Each line of the material must be repeated precisely, with the pictures left out.

----

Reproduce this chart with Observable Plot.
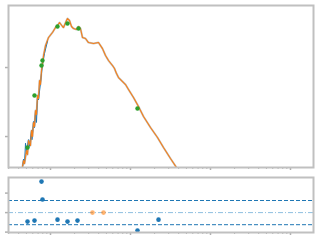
<!DOCTYPE html>
<html><head><meta charset="utf-8">
<script src="https://cdn.jsdelivr.net/npm/d3@7"></script>
<script src="https://cdn.jsdelivr.net/npm/@observablehq/plot@0.6"></script>
<style>body{margin:0;background:#fff;width:320px;height:240px;overflow:hidden} #c svg{display:block}</style>
</head><body><div id="c"></div>
<script>
// model SED
const modelWave = [0.434,0.460,0.473,0.501,0.516,0.531,0.562,0.579,0.596,0.613,0.631,0.649,0.668,0.688,0.708,0.729,0.750,0.772,0.794,0.818,0.866,0.944,1.059,1.155,1.223,1.296,1.413,1.454,1.585,1.631,1.728,1.830,1.939,2.113,2.239,2.371,2.512,2.738,2.985,3.447,3.981,4.467,4.870,5.309,5.957,6.310,6.683,7.079,7.943,8.660,9.441,10.90,12.59,14.54,17.78,21.75,25.84,31.62,37.58,44.67];
const modelFlux = [0.301,0.449,0.406,0.627,0.548,0.875,0.741,1.222,1.0,1.596,1.396,2.38,2.08,3.93,3.56,6.48,5.67,9.05,11.05,14.93,20.8,27.2,32.2,38.0,40.6,44.9,39.3,38.0,48.0,51.3,48.0,39.3,36.7,35.5,39.3,36.7,27.2,26.3,23.0,22.3,23.0,18.8,14.93,12.63,10.69,9.67,8.19,7.16,6.27,5.67,4.80,3.68,2.72,1.95,1.350,0.967,0.693,0.480,0.356,0.255];
// observed spectrum
const specWave = [0.447,0.460,0.473,0.487,0.501,0.531,0.547,0.579,0.587,0.613,0.631,0.649,0.668,0.688,0.708,0.750,0.794,0.841,0.917];
const specFlux = [0.356,0.470,0.400,0.800,0.600,0.900,0.720,1.222,0.900,1.650,1.350,2.30,1.600,3.80,3.40,6.00,11.2,16.0,24.0];
// photometry
const photWave = [0.516,0.631,0.772,0.794,1.223,1.631,2.239,12.23];
const photFlux = [0.693,3.93,10.69,12.63,39.3,43.4,36.7,2.55];
// residuals
const resWave = [0.516,0.631,0.772,0.794,1.223,1.631,2.175,12.23,22.4];
const resVal = [-0.46,-0.41,1.59,0.67,-0.36,-0.46,-0.41,-0.92,-0.36];
const limWave = [3.35,4.60];
const limVal = [0,0];
const bandLevels = [-0.62,0.62];
// ticks
const xMajor = [1,10,100,1000];
const xMinor = [0.3,0.4,0.5,0.6,0.7,0.8,0.9,2,3,4,5,6,7,8,9,20,30,40,50,60,70,80,90,200,300,400,500,600,700,800,900];
const yTopTicks = [1,10];
const yResTicks = [-1,0,1];

const model = modelWave.map((w,i)=>({w,f:modelFlux[i]}));
const spec = specWave.map((w,i)=>({w,f:specFlux[i]}));
const phot = photWave.map((w,i)=>({w,f:photFlux[i]}));
const res = resWave.map((w,i)=>({w,r:resVal[i]}));
const lim = limWave.map((w,i)=>({w,r:limVal[i]}));

const xDomain = [0.2985, 1939];
const tickColor = "#b0b0b0";
const frameColor = "#c0c0c0";

const sedPlot = Plot.plot({
  width: 320, height: 170,
  marginLeft: 8, marginRight: 7, marginTop: 5, marginBottom: 3,
  x: {type: "log", domain: xDomain, label: null},
  y: {type: "log", domain: [0.356, 79.2], label: null},
  marks: [
    Plot.line(model, {x: "w", y: "f", stroke: "#c4c4c4", strokeWidth: 2, clip: true}),
    Plot.line(spec, {x: "w", y: "f", stroke: "#1f77b4", strokeWidth: 1, clip: true}),
    Plot.line(model, {x: "w", y: "f", stroke: "#f5801a", strokeWidth: 1.1, clip: true}),
    Plot.dot(phot, {x: "w", y: "f", r: 2.2, fill: "#2ca02c", stroke: "none"}),
    Plot.axisX({ticks: xMinor, tickSize: 2, text: null, label: null, stroke: tickColor}),
    Plot.axisX({ticks: xMajor, tickSize: 3, text: null, label: null, stroke: tickColor, strokeWidth: 1.5}),
    Plot.axisY({ticks: yTopTicks, tickSize: 3, text: null, label: null, stroke: tickColor, strokeWidth: 1.5}),
    Plot.frame({stroke: frameColor, strokeWidth: 2})
  ]
});

const resPlot = Plot.plot({
  width: 320, height: 70,
  marginLeft: 8, marginRight: 7, marginTop: 7, marginBottom: 8,
  x: {type: "log", domain: xDomain, label: null},
  y: {domain: [-1.02, 1.8], label: null},
  marks: [
    Plot.ruleY(bandLevels, {stroke: "#1f77b4", strokeWidth: 1, strokeDasharray: "4,2"}),
    Plot.ruleY([0], {stroke: "#8fbfe0", strokeWidth: 1, strokeDasharray: "5,2,1,2"}),
    Plot.dot(res, {x: "w", y: "r", r: 2.3, fill: "#1f77b4", stroke: "none"}),
    Plot.dot(lim, {x: "w", y: "r", r: 2.3, fill: "#ff7f0e", fillOpacity: 0.6, stroke: "none"}),
    Plot.axisX({ticks: xMinor, tickSize: 2, text: null, label: null, stroke: tickColor}),
    Plot.axisX({ticks: xMajor, tickSize: 3, text: null, label: null, stroke: tickColor, strokeWidth: 1.5}),
    Plot.axisY({ticks: yResTicks, tickSize: 3, text: null, label: null, stroke: tickColor, strokeWidth: 1.5}),
    Plot.frame({stroke: frameColor, strokeWidth: 2})
  ]
});

const c = document.getElementById("c");
c.appendChild(sedPlot);
c.appendChild(resPlot);
</script>
</body></html>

----

> **Response**:
Reproduce this chart with Observable Plot.
<!DOCTYPE html>
<html><head><meta charset="utf-8">
<script src="https://cdn.jsdelivr.net/npm/d3@7"></script>
<script src="https://cdn.jsdelivr.net/npm/@observablehq/plot@0.6"></script>
<style>body{margin:0;background:#fff;width:320px;height:240px;overflow:hidden} #c svg{display:block}</style>
</head><body><div id="c"></div>
<script>
// model SED
const modelWave = [0.434,0.460,0.473,0.501,0.516,0.531,0.562,0.579,0.596,0.613,0.631,0.649,0.668,0.688,0.708,0.729,0.750,0.772,0.794,0.818,0.866,0.944,1.059,1.155,1.223,1.296,1.413,1.454,1.585,1.631,1.728,1.830,1.939,2.113,2.239,2.371,2.512,2.738,2.985,3.447,3.981,4.467,4.870,5.309,5.957,6.310,6.683,7.079,7.943,8.660,9.441,10.90,12.59,14.54,17.78,21.75,25.84,31.62,37.58,44.67];
const modelFlux = [0.301,0.449,0.406,0.627,0.548,0.875,0.741,1.222,1.0,1.596,1.396,2.38,2.08,3.93,3.56,6.48,5.67,9.05,11.05,14.93,20.8,27.2,32.2,38.0,40.6,44.9,39.3,38.0,48.0,51.3,48.0,39.3,36.7,35.5,39.3,36.7,27.2,26.3,23.0,22.3,23.0,18.8,14.93,12.63,10.69,9.67,8.19,7.16,6.27,5.67,4.80,3.68,2.72,1.95,1.350,0.967,0.693,0.480,0.356,0.255];
// observed spectrum
const specWave = [0.447,0.460,0.473,0.487,0.501,0.531,0.547,0.579,0.587,0.613,0.631,0.649,0.668,0.688,0.708,0.750,0.794,0.841,0.917];
const specFlux = [0.356,0.470,0.400,0.800,0.600,0.900,0.720,1.222,0.900,1.650,1.350,2.30,1.600,3.80,3.40,6.00,11.2,16.0,24.0];
// photometry
const photWave = [0.516,0.631,0.772,0.794,1.223,1.631,2.239,12.23];
const photFlux = [0.693,3.93,10.69,12.63,39.3,43.4,36.7,2.55];
// residuals
const resWave = [0.516,0.631,0.772,0.794,1.223,1.631,2.175,12.23,22.4];
const resVal = [-0.46,-0.41,1.59,0.67,-0.36,-0.46,-0.41,-0.92,-0.36];
const limWave = [3.35,4.60];
const limVal = [0,0];
const bandLevels = [-0.62,0.62];
// ticks
const xMajor = [1,10,100,1000];
const xMinor = [0.3,0.4,0.5,0.6,0.7,0.8,0.9,2,3,4,5,6,7,8,9,20,30,40,50,60,70,80,90,200,300,400,500,600,700,800,900];
const yTopTicks = [1,10];
const yResTicks = [-1,0,1];

const model = modelWave.map((w,i)=>({w,f:modelFlux[i]}));
const spec = specWave.map((w,i)=>({w,f:specFlux[i]}));
const phot = photWave.map((w,i)=>({w,f:photFlux[i]}));
const res = resWave.map((w,i)=>({w,r:resVal[i]}));
const lim = limWave.map((w,i)=>({w,r:limVal[i]}));

const xDomain = [0.2985, 1939];
const tickColor = "#b0b0b0";
const frameColor = "#c0c0c0";

const sedPlot = Plot.plot({
  width: 320, height: 170,
  marginLeft: 8, marginRight: 7, marginTop: 5, marginBottom: 3,
  x: {type: "log", domain: xDomain, label: null},
  y: {type: "log", domain: [0.356, 79.2], label: null},
  marks: [
    Plot.line(model, {x: "w", y: "f", stroke: "#c4c4c4", strokeWidth: 2, clip: true}),
    Plot.line(spec, {x: "w", y: "f", stroke: "#1f77b4", strokeWidth: 1, clip: true}),
    Plot.line(model, {x: "w", y: "f", stroke: "#f5801a", strokeWidth: 1.1, clip: true}),
    Plot.dot(phot, {x: "w", y: "f", r: 2.2, fill: "#2ca02c", stroke: "none"}),
    Plot.axisX({ticks: xMinor, tickSize: 2, text: null, label: null, stroke: tickColor}),
    Plot.axisX({ticks: xMajor, tickSize: 3, text: null, label: null, stroke: tickColor, strokeWidth: 1.5}),
    Plot.axisY({ticks: yTopTicks, tickSize: 3, text: null, label: null, stroke: tickColor, strokeWidth: 1.5}),
    Plot.frame({stroke: frameColor, strokeWidth: 2})
  ]
});

const resPlot = Plot.plot({
  width: 320, height: 70,
  marginLeft: 8, marginRight: 7, marginTop: 7, marginBottom: 8,
  x: {type: "log", domain: xDomain, label: null},
  y: {domain: [-1.02, 1.8], label: null},
  marks: [
    Plot.ruleY(bandLevels, {stroke: "#1f77b4", strokeWidth: 1, strokeDasharray: "4,2"}),
    Plot.ruleY([0], {stroke: "#8fbfe0", strokeWidth: 1, strokeDasharray: "5,2,1,2"}),
    Plot.dot(res, {x: "w", y: "r", r: 2.3, fill: "#1f77b4", stroke: "none"}),
    Plot.dot(lim, {x: "w", y: "r", r: 2.3, fill: "#ff7f0e", fillOpacity: 0.6, stroke: "none"}),
    Plot.axisX({ticks: xMinor, tickSize: 2, text: null, label: null, stroke: tickColor}),
    Plot.axisX({ticks: xMajor, tickSize: 3, text: null, label: null, stroke: tickColor, strokeWidth: 1.5}),
    Plot.axisY({ticks: yResTicks, tickSize: 3, text: null, label: null, stroke: tickColor, strokeWidth: 1.5}),
    Plot.frame({stroke: frameColor, strokeWidth: 2})
  ]
});

const c = document.getElementById("c");
c.appendChild(sedPlot);
c.appendChild(resPlot);
</script>
</body></html>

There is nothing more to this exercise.